--- BRIEF ---
Data follows below. Repeat exactly the lines between the line holding "Write the seaborn" and the line holding "2901, 3151, 3383, 3267, 3064]", inclusive, and nothing more; drop pictures.

--- INPUT ROWS ---
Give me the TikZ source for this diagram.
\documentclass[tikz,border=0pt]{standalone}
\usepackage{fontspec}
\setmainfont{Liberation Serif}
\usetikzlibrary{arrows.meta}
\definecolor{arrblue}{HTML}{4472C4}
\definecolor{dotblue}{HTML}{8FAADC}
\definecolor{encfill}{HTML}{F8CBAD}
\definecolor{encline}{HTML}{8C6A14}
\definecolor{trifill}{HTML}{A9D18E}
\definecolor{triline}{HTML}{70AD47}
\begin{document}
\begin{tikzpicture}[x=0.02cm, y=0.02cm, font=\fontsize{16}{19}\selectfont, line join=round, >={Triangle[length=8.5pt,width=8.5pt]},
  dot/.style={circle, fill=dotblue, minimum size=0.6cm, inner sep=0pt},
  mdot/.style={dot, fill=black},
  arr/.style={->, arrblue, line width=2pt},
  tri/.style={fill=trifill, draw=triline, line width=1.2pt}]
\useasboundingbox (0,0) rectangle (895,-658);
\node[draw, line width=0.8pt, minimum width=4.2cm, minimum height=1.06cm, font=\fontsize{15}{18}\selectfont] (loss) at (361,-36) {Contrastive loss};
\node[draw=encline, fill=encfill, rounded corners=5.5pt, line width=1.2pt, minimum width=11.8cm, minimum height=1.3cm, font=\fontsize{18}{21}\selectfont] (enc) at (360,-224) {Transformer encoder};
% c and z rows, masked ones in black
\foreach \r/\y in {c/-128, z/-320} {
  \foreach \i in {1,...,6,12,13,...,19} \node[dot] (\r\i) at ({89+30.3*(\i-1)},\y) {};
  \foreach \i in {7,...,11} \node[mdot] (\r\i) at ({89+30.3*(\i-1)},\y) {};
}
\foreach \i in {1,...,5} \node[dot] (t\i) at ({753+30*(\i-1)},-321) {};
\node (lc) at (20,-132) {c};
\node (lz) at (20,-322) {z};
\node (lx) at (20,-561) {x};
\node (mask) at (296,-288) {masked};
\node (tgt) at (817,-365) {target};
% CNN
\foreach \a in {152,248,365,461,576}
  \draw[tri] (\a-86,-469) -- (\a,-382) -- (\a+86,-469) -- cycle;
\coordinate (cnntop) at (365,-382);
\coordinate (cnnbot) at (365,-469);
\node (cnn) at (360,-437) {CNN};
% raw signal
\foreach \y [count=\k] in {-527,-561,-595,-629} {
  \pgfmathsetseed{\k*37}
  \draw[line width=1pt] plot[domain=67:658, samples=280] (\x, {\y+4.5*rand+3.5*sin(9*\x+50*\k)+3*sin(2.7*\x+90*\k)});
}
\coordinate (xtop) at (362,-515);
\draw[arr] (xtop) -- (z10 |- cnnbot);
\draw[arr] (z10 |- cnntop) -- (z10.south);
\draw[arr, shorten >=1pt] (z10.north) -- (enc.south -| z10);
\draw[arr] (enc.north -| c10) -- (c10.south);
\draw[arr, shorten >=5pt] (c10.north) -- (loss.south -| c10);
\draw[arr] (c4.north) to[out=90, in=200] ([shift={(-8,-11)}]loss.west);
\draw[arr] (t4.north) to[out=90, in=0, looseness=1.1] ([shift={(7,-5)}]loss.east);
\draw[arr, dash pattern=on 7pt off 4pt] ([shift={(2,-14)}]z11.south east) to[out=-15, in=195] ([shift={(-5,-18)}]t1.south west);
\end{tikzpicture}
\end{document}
==
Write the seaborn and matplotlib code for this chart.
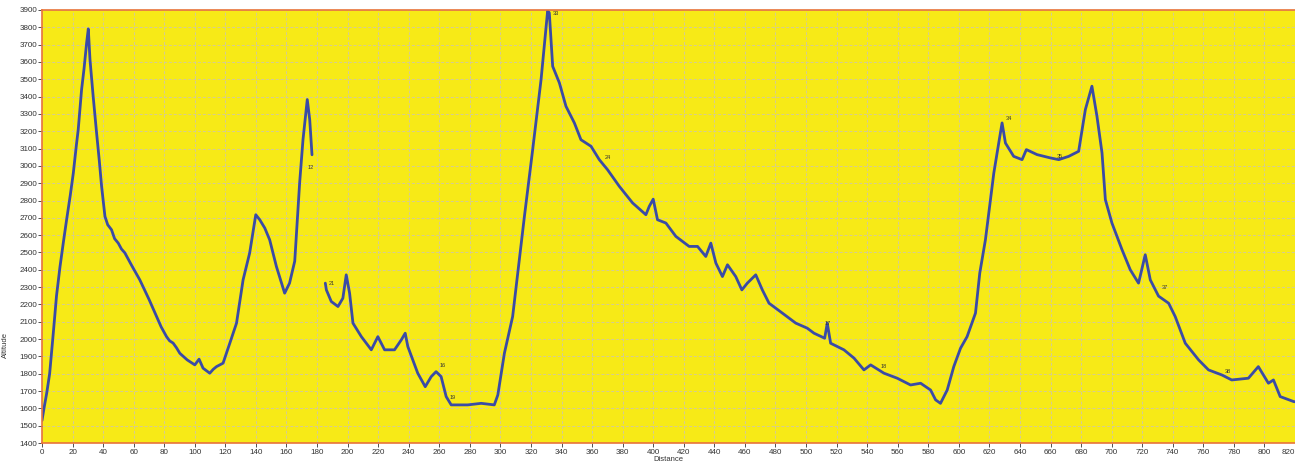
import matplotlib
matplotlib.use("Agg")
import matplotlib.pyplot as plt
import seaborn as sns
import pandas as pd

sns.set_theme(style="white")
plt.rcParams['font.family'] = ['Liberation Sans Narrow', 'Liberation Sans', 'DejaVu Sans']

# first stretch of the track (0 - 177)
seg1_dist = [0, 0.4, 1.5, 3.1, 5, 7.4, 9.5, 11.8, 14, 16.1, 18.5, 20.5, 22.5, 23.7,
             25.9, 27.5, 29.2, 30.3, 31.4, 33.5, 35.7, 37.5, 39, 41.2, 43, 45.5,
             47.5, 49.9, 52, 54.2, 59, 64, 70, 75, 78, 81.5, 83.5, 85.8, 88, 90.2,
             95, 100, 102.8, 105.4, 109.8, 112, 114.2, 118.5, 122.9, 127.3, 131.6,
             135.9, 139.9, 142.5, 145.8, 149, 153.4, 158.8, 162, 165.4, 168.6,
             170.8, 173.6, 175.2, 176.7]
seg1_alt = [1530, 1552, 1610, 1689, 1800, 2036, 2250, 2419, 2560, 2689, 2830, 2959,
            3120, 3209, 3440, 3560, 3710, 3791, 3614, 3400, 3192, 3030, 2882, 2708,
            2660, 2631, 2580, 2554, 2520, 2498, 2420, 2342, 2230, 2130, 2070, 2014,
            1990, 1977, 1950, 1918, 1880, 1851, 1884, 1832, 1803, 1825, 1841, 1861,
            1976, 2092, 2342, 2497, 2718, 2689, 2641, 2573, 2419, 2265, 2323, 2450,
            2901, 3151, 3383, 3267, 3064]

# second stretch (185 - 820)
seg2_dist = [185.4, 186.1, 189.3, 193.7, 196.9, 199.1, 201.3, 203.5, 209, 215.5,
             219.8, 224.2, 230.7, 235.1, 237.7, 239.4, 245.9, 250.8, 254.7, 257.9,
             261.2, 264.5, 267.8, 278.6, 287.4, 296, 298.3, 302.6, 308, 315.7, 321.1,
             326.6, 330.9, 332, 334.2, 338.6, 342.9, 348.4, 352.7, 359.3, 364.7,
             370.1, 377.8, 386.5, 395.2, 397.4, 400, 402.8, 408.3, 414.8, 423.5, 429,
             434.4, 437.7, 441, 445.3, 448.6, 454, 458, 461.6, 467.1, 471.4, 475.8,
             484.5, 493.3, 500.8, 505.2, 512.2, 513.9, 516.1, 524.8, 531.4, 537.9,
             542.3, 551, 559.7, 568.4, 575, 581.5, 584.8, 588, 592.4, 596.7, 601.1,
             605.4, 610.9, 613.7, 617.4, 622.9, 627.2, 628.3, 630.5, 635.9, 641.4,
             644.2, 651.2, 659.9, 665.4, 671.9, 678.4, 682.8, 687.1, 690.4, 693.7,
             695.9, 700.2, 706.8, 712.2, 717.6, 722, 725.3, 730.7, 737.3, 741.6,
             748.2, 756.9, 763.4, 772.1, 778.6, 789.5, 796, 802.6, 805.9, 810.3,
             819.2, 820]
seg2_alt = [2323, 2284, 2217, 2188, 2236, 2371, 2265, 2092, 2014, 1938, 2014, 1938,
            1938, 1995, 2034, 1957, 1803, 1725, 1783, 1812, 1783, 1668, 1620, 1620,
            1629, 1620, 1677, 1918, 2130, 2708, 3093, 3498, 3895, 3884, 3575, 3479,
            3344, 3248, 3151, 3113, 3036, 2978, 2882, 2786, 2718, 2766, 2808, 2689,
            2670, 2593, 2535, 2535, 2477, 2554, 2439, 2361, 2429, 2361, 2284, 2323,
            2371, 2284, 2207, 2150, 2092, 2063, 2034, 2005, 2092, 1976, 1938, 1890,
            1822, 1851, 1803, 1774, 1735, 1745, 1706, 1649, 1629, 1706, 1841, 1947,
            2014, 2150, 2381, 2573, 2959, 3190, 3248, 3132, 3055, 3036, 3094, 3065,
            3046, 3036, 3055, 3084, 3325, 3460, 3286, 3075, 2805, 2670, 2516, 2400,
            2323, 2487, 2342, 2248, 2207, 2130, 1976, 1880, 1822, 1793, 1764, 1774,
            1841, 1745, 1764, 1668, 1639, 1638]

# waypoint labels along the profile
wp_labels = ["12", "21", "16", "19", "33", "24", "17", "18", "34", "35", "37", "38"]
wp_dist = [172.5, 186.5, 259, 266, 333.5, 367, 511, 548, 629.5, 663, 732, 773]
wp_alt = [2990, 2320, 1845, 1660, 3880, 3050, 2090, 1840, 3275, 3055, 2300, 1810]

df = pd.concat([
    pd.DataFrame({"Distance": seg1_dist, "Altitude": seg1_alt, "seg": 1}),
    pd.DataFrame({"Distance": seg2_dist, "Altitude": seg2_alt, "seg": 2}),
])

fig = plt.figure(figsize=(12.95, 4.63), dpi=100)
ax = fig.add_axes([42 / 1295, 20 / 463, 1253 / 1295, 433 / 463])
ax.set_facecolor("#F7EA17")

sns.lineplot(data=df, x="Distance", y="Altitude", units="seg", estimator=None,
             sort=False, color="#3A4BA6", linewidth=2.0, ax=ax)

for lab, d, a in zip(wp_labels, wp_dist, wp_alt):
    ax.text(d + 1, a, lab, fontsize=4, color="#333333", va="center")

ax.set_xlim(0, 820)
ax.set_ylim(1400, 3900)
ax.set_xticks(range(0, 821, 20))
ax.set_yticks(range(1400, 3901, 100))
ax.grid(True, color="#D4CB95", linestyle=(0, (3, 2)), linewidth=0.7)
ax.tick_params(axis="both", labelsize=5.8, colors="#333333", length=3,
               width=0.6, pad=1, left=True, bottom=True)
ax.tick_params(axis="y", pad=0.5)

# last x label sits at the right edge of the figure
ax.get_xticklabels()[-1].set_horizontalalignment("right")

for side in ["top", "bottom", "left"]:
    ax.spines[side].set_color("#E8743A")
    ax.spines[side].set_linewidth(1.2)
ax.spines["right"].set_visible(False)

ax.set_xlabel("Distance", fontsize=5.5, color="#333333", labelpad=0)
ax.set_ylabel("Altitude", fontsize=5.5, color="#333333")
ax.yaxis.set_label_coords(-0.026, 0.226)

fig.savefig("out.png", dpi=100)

--- IN RESPONSE ---
Write the seaborn and matplotlib code for this chart.
import matplotlib
matplotlib.use("Agg")
import matplotlib.pyplot as plt
import seaborn as sns
import pandas as pd

sns.set_theme(style="white")
plt.rcParams['font.family'] = ['Liberation Sans Narrow', 'Liberation Sans', 'DejaVu Sans']

# first stretch of the track (0 - 177)
seg1_dist = [0, 0.4, 1.5, 3.1, 5, 7.4, 9.5, 11.8, 14, 16.1, 18.5, 20.5, 22.5, 23.7,
             25.9, 27.5, 29.2, 30.3, 31.4, 33.5, 35.7, 37.5, 39, 41.2, 43, 45.5,
             47.5, 49.9, 52, 54.2, 59, 64, 70, 75, 78, 81.5, 83.5, 85.8, 88, 90.2,
             95, 100, 102.8, 105.4, 109.8, 112, 114.2, 118.5, 122.9, 127.3, 131.6,
             135.9, 139.9, 142.5, 145.8, 149, 153.4, 158.8, 162, 165.4, 168.6,
             170.8, 173.6, 175.2, 176.7]
seg1_alt = [1530, 1552, 1610, 1689, 1800, 2036, 2250, 2419, 2560, 2689, 2830, 2959,
            3120, 3209, 3440, 3560, 3710, 3791, 3614, 3400, 3192, 3030, 2882, 2708,
            2660, 2631, 2580, 2554, 2520, 2498, 2420, 2342, 2230, 2130, 2070, 2014,
            1990, 1977, 1950, 1918, 1880, 1851, 1884, 1832, 1803, 1825, 1841, 1861,
            1976, 2092, 2342, 2497, 2718, 2689, 2641, 2573, 2419, 2265, 2323, 2450,
            2901, 3151, 3383, 3267, 3064]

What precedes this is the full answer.